* [EXERCISE DESCRIPTION] Write out the data below in full, unchanged, minus the images.

## begin

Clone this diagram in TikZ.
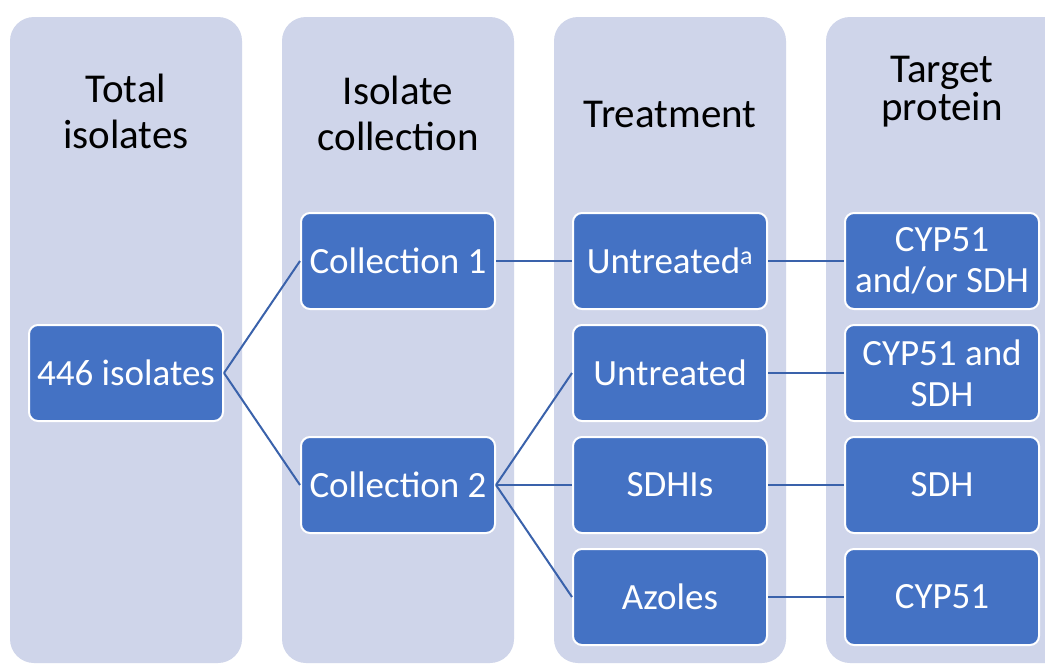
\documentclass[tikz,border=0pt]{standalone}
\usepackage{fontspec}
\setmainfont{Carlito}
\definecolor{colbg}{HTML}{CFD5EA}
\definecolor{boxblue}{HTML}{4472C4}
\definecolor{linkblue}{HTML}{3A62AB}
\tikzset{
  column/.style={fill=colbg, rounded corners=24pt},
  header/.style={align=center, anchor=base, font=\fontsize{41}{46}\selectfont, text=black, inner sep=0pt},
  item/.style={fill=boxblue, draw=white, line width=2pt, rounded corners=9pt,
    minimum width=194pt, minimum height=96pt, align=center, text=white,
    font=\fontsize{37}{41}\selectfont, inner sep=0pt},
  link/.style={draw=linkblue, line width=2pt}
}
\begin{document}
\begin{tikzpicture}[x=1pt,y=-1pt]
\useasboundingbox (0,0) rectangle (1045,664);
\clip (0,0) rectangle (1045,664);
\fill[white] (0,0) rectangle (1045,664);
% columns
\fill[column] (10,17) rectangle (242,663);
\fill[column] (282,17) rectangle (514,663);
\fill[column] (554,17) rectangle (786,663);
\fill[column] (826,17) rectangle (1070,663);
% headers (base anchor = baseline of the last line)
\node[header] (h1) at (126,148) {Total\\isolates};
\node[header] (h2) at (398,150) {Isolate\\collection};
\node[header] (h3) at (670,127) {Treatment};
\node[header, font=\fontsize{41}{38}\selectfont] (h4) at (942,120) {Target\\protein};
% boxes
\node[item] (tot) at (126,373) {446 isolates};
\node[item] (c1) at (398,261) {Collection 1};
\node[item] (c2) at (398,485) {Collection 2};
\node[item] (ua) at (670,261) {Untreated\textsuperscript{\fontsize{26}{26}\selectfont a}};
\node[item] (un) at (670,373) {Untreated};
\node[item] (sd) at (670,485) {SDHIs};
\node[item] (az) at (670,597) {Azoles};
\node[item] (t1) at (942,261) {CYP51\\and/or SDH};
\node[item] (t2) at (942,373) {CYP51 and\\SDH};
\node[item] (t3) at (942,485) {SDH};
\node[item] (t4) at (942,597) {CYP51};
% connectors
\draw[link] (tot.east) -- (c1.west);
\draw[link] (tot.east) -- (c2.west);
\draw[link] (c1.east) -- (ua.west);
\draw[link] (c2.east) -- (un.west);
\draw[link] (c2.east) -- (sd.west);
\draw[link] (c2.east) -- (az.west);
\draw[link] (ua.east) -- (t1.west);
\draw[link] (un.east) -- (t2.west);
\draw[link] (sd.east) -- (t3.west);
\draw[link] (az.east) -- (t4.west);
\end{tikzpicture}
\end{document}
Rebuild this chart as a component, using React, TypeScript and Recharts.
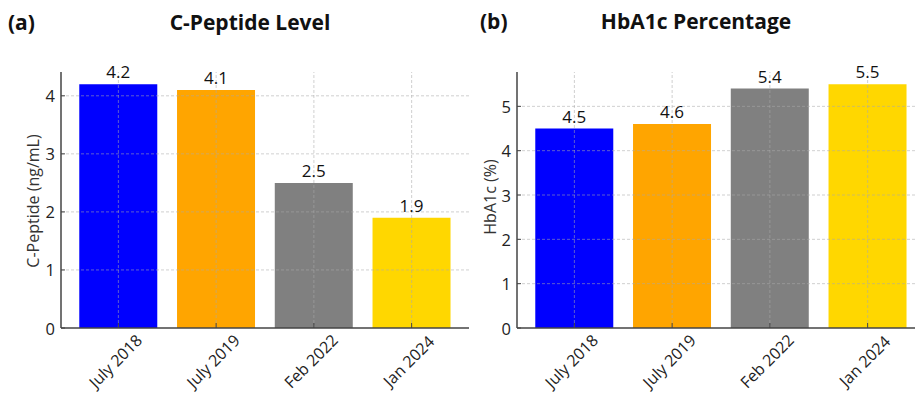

## end

* [REPLY]
Clone this diagram in TikZ.
\documentclass[tikz,border=0pt]{standalone}
\usepackage{fontspec}
\setmainfont{Carlito}
\definecolor{colbg}{HTML}{CFD5EA}
\definecolor{boxblue}{HTML}{4472C4}
\definecolor{linkblue}{HTML}{3A62AB}
\tikzset{
  column/.style={fill=colbg, rounded corners=24pt},
  header/.style={align=center, anchor=base, font=\fontsize{41}{46}\selectfont, text=black, inner sep=0pt},
  item/.style={fill=boxblue, draw=white, line width=2pt, rounded corners=9pt,
    minimum width=194pt, minimum height=96pt, align=center, text=white,
    font=\fontsize{37}{41}\selectfont, inner sep=0pt},
  link/.style={draw=linkblue, line width=2pt}
}
\begin{document}
\begin{tikzpicture}[x=1pt,y=-1pt]
\useasboundingbox (0,0) rectangle (1045,664);
\clip (0,0) rectangle (1045,664);
\fill[white] (0,0) rectangle (1045,664);
% columns
\fill[column] (10,17) rectangle (242,663);
\fill[column] (282,17) rectangle (514,663);
\fill[column] (554,17) rectangle (786,663);
\fill[column] (826,17) rectangle (1070,663);
% headers (base anchor = baseline of the last line)
\node[header] (h1) at (126,148) {Total\\isolates};
\node[header] (h2) at (398,150) {Isolate\\collection};
\node[header] (h3) at (670,127) {Treatment};
\node[header, font=\fontsize{41}{38}\selectfont] (h4) at (942,120) {Target\\protein};
% boxes
\node[item] (tot) at (126,373) {446 isolates};
\node[item] (c1) at (398,261) {Collection 1};
\node[item] (c2) at (398,485) {Collection 2};
\node[item] (ua) at (670,261) {Untreated\textsuperscript{\fontsize{26}{26}\selectfont a}};
\node[item] (un) at (670,373) {Untreated};
\node[item] (sd) at (670,485) {SDHIs};
\node[item] (az) at (670,597) {Azoles};
\node[item] (t1) at (942,261) {CYP51\\and/or SDH};
\node[item] (t2) at (942,373) {CYP51 and\\SDH};
\node[item] (t3) at (942,485) {SDH};
\node[item] (t4) at (942,597) {CYP51};
% connectors
\draw[link] (tot.east) -- (c1.west);
\draw[link] (tot.east) -- (c2.west);
\draw[link] (c1.east) -- (ua.west);
\draw[link] (c2.east) -- (un.west);
\draw[link] (c2.east) -- (sd.west);
\draw[link] (c2.east) -- (az.west);
\draw[link] (ua.east) -- (t1.west);
\draw[link] (un.east) -- (t2.west);
\draw[link] (sd.east) -- (t3.west);
\draw[link] (az.east) -- (t4.west);
\end{tikzpicture}
\end{document}
Rebuild this chart as a component, using React, TypeScript and Recharts.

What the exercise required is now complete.